When we are young, life is full of new. New words, new tastes, newly discovered fresh and not-so-fresh smells. New dresses on Sunday mornings when the old ones were outgrown. New skills. Letters to be learned, numbers to sequence, then to add, then to multiply. There is so much new early on.
There comes a point when the scales shift and life carries a relatively equal balance of old and new, with little peaks and valleys along the journey. I'm not sure where the summit is for the typical first-world human, but I suspect it is in our teen or young adult years. At some point we bemoan the redundancy of life, if we are lucky. Things get old. Patterns repeat. We follow routines, as tiring as they may be, and thirst for new.
Sometimes New comes like a breath of fresh air. A trip to paradise in the dreariness of winter. Pretty Miss New bats her eyes and beckons us, all fragrant with her new perfume. We follow her with wanderlust and passion, breathing her in, drinking her coolness.
But sometimes Newness bursts through the back door when we are not looking, when we are just out of the shower and not dressed. We pull our towels up in front of us with a high pitched yelp, running back to the closet. But newness creeps in under the closet door while we dress and sometimes, in our hurrying state, we put our clothes on backwards and forget to put socks on under our boots. Then the rest of the day we shift in our uncomfortableness, while New chuckles behind us.

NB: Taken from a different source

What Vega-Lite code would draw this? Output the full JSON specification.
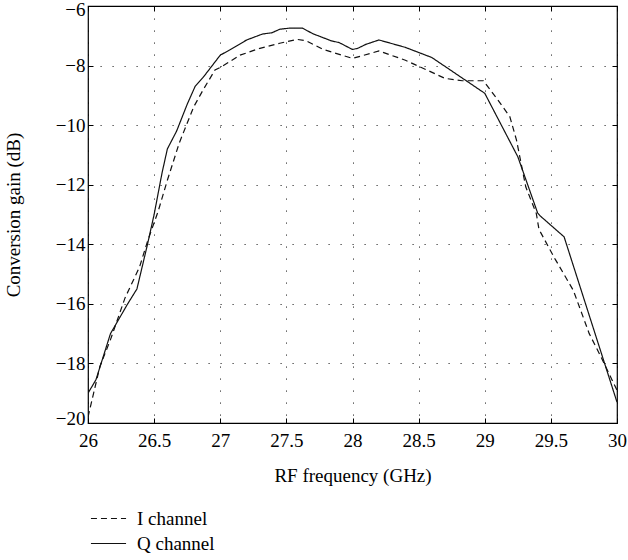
{
  "$schema": "https://vega.github.io/schema/vega-lite/v6.json",
  "width": 529,
  "height": 417,
  "autosize": {"type": "none"},
  "padding": {"left": 88, "top": 6, "right": 11, "bottom": 137},
  "background": "white",
  "config": {
    "font": "Liberation Serif",
    "view": {"stroke": "#000", "strokeWidth": 1.2},
    "axis": {
      "labelFont": "Liberation Serif",
      "titleFont": "Liberation Serif",
      "labelFontSize": 19,
      "titleFontSize": 19,
      "titleFontWeight": "normal",
      "labelColor": "#000",
      "titleColor": "#000",
      "tickColor": "#000",
      "domain": false,
      "tickSize": -5,
      "tickWidth": 1,
      "gridColor": "#000",
      "gridOpacity": 0.8,
      "gridDash": [1.2, 10.8],
      "gridWidth": 1
    },
    "legend": {
      "labelFont": "Liberation Serif",
      "labelFontSize": 19,
      "labelColor": "#000"
    }
  },
  "datasets": {
    "curves": [
      {"freq": 26.0, "gain": -19.8, "channel": "I channel"},
      {"freq": 26.09, "gain": -18.1, "channel": "I channel"},
      {"freq": 26.17, "gain": -17.2, "channel": "I channel"},
      {"freq": 26.28, "gain": -15.8, "channel": "I channel"},
      {"freq": 26.39, "gain": -14.76, "channel": "I channel"},
      {"freq": 26.45, "gain": -13.9, "channel": "I channel"},
      {"freq": 26.53, "gain": -12.9, "channel": "I channel"},
      {"freq": 26.6, "gain": -11.85, "channel": "I channel"},
      {"freq": 26.69, "gain": -10.6, "channel": "I channel"},
      {"freq": 26.8, "gain": -9.38, "channel": "I channel"},
      {"freq": 26.87, "gain": -8.82, "channel": "I channel"},
      {"freq": 26.96, "gain": -8.15, "channel": "I channel"},
      {"freq": 27.01, "gain": -8.04, "channel": "I channel"},
      {"freq": 27.15, "gain": -7.65, "channel": "I channel"},
      {"freq": 27.3, "gain": -7.42, "channel": "I channel"},
      {"freq": 27.45, "gain": -7.25, "channel": "I channel"},
      {"freq": 27.58, "gain": -7.12, "channel": "I channel"},
      {"freq": 27.65, "gain": -7.17, "channel": "I channel"},
      {"freq": 27.78, "gain": -7.46, "channel": "I channel"},
      {"freq": 28.0, "gain": -7.76, "channel": "I channel"},
      {"freq": 28.2, "gain": -7.51, "channel": "I channel"},
      {"freq": 28.4, "gain": -7.82, "channel": "I channel"},
      {"freq": 28.7, "gain": -8.43, "channel": "I channel"},
      {"freq": 28.83, "gain": -8.51, "channel": "I channel"},
      {"freq": 28.99, "gain": -8.51, "channel": "I channel"},
      {"freq": 29.1, "gain": -9.16, "channel": "I channel"},
      {"freq": 29.19, "gain": -9.72, "channel": "I channel"},
      {"freq": 29.24, "gain": -10.5, "channel": "I channel"},
      {"freq": 29.31, "gain": -12.07, "channel": "I channel"},
      {"freq": 29.39, "gain": -12.97, "channel": "I channel"},
      {"freq": 29.41, "gain": -13.5, "channel": "I channel"},
      {"freq": 29.53, "gain": -14.48, "channel": "I channel"},
      {"freq": 29.67, "gain": -15.55, "channel": "I channel"},
      {"freq": 29.79, "gain": -17.0, "channel": "I channel"},
      {"freq": 29.88, "gain": -17.79, "channel": "I channel"},
      {"freq": 30.0, "gain": -18.9, "channel": "I channel"},
      {"freq": 26.0, "gain": -19.0, "channel": "Q channel"},
      {"freq": 26.06, "gain": -18.55, "channel": "Q channel"},
      {"freq": 26.17, "gain": -17.0, "channel": "Q channel"},
      {"freq": 26.3, "gain": -16.0, "channel": "Q channel"},
      {"freq": 26.37, "gain": -15.5, "channel": "Q channel"},
      {"freq": 26.45, "gain": -14.0, "channel": "Q channel"},
      {"freq": 26.5, "gain": -13.0, "channel": "Q channel"},
      {"freq": 26.56, "gain": -11.6, "channel": "Q channel"},
      {"freq": 26.6, "gain": -10.8, "channel": "Q channel"},
      {"freq": 26.67, "gain": -10.2, "channel": "Q channel"},
      {"freq": 26.75, "gain": -9.3, "channel": "Q channel"},
      {"freq": 26.81, "gain": -8.7, "channel": "Q channel"},
      {"freq": 26.87, "gain": -8.4, "channel": "Q channel"},
      {"freq": 27.0, "gain": -7.65, "channel": "Q channel"},
      {"freq": 27.07, "gain": -7.48, "channel": "Q channel"},
      {"freq": 27.2, "gain": -7.14, "channel": "Q channel"},
      {"freq": 27.32, "gain": -6.94, "channel": "Q channel"},
      {"freq": 27.39, "gain": -6.9, "channel": "Q channel"},
      {"freq": 27.45, "gain": -6.78, "channel": "Q channel"},
      {"freq": 27.53, "gain": -6.74, "channel": "Q channel"},
      {"freq": 27.62, "gain": -6.74, "channel": "Q channel"},
      {"freq": 27.7, "gain": -6.93, "channel": "Q channel"},
      {"freq": 27.84, "gain": -7.17, "channel": "Q channel"},
      {"freq": 27.9, "gain": -7.23, "channel": "Q channel"},
      {"freq": 28.0, "gain": -7.46, "channel": "Q channel"},
      {"freq": 28.04, "gain": -7.42, "channel": "Q channel"},
      {"freq": 28.1, "gain": -7.29, "channel": "Q channel"},
      {"freq": 28.2, "gain": -7.14, "channel": "Q channel"},
      {"freq": 28.4, "gain": -7.39, "channel": "Q channel"},
      {"freq": 28.6, "gain": -7.73, "channel": "Q channel"},
      {"freq": 28.85, "gain": -8.48, "channel": "Q channel"},
      {"freq": 29.0, "gain": -8.93, "channel": "Q channel"},
      {"freq": 29.25, "gain": -11.06, "channel": "Q channel"},
      {"freq": 29.4, "gain": -12.95, "channel": "Q channel"},
      {"freq": 29.42, "gain": -13.05, "channel": "Q channel"},
      {"freq": 29.6, "gain": -13.75, "channel": "Q channel"},
      {"freq": 30.0, "gain": -19.3, "channel": "Q channel"}
    ]
  },
  "data": {"name": "curves"},
  "layer": [
    {
      "mark": {"type": "line", "color": "#111", "strokeWidth": 1.2, "clip": true},
      "encoding": {
        "x": {
          "field": "freq", "type": "quantitative",
          "scale": {"domain": [26, 30], "nice": false, "zero": false},
          "axis": {
            "orient": "bottom", "grid": true, "format": "~f",
            "values": [26, 26.5, 27, 27.5, 28, 28.5, 29, 29.5, 30],
            "title": "RF frequency (GHz)",
            "labelPadding": 13, "titlePadding": 16, "labelFlush": false
          }
        },
        "y": {
          "field": "gain", "type": "quantitative",
          "scale": {"domain": [-20, -6], "nice": false, "zero": false},
          "axis": {
            "orient": "left", "grid": true, "format": "~f",
            "values": [-20, -18, -16, -14, -12, -10, -8, -6],
            "title": "Conversion gain (dB)",
            "labelPadding": 8, "titlePadding": 32, "labelFlush": false,
            "labelOffset": {"condition": [{"test": "datum.value == -20", "value": -5}, {"test": "datum.value == -6", "value": 3}], "value": 0}
          }
        },
        "strokeDash": {
          "field": "channel", "type": "nominal",
          "scale": {"domain": ["I channel", "Q channel"], "range": [[6, 4], [1, 0]]},
          "legend": {
            "title": null, "orient": "none", "legendX": 6, "legendY": 498,
            "symbolType": "M-1.3,0H1.3", "symbolSize": 729, "symbolStrokeWidth": 1.2,
            "symbolStrokeColor": "#111", "symbolFillColor": "transparent",
            "labelOffset": 14, "rowPadding": 0
          }
        }
      }
    },
    {
      "mark": {"type": "line", "strokeOpacity": 0},
      "encoding": {
        "x": {
          "field": "freq", "type": "quantitative",
          "axis": {
            "orient": "top", "grid": false, "labels": false, "title": null,
            "values": [26, 26.5, 27, 27.5, 28, 28.5, 29, 29.5, 30]
          }
        },
        "y": {
          "field": "gain", "type": "quantitative",
          "axis": {
            "orient": "right", "grid": false, "labels": false, "title": null,
            "values": [-20, -18, -16, -14, -12, -10, -8, -6]
          }
        },
        "detail": {"field": "channel"}
      }
    }
  ],
  "resolve": {"axis": {"x": "independent", "y": "independent"}}
}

My sister Libby has decided to add some new to her life. She has decided to hire a personal trainer. Joel, her trainer, is such a good young man, very capable, and very kind. The fact that her trainer is Joel is part of why she has a trainer. For years her muscles were dependably able, the definition in her calves and arms visible evidence of the love in her heart. She hefted our mother from her bed to her wheel chair, to the shower to her recliner, back to the wheelchair, into the car, and so on…repeatedly…every single day. When Mom went the way of all living things Libby's muscles became less taxed. Her arms and her legs began to lose their beloved purpose, and it pained her to think that they were only needed to carry her own weight. The change was painful when Mom died. Inside and out, it hurt. Now Lib takes the proverbial bull by the horns and calls to her muscles to wake up. The newness is painful as well.
Our friend Reed dances a daily do-si-do with newness. His self definition shifts almost daily now. He has sold his business, buried his wife, nurtured and advised grieving children, not to mention a very lonely puppy, and it's bulging with new. Last week he spent his last day of work at a company founded by his father. After his father's untimely death, Reed took over as president of the company, leading it through interstate expansion and a recent sale to a large parent company. It is where he has spent his whole professional career. Tomorrow he will not be going to work. And in two months he walks his youngest daughter down the aisle in a pretty white dress. Major foot stomping newness in Reed's world!
The other day Reed came over for dinner. Chatting afterwards, he commented that he had learned something new. (This did not startle any of us). "Did you know," he said, his eyebrows raising as he spoke, "that if you take a chicken breast out of the freezer and put it in the fridge to thaw, and forget that you put it in the fridge to thaw, that chicken will turn very nasty in one week?" We all laughed heartily. "And," he continued, "I am astounded at how much quicker everything gets dirty. It feels like I am doing laundry all the time!"
I pray for Reed, that he will have the wherewithal to hold up under the overwhelming weight he hefts each day. Not only the burden of the heart and brain trying to process loss, but the tasks of daily life. Needful things that have no respect nor patience for the grieving. I pray for Libby, whose heart throbs at the loss of her mother and, too soon after that, our Cindy, her closest friend. I send requests heavenward for our friend Paul and his grieving family. I let my head go to the names of people who loved and lost, whose routines are smothered in new, and I end up praying until the day is old, and I am weary of prayer. And then I pray some more.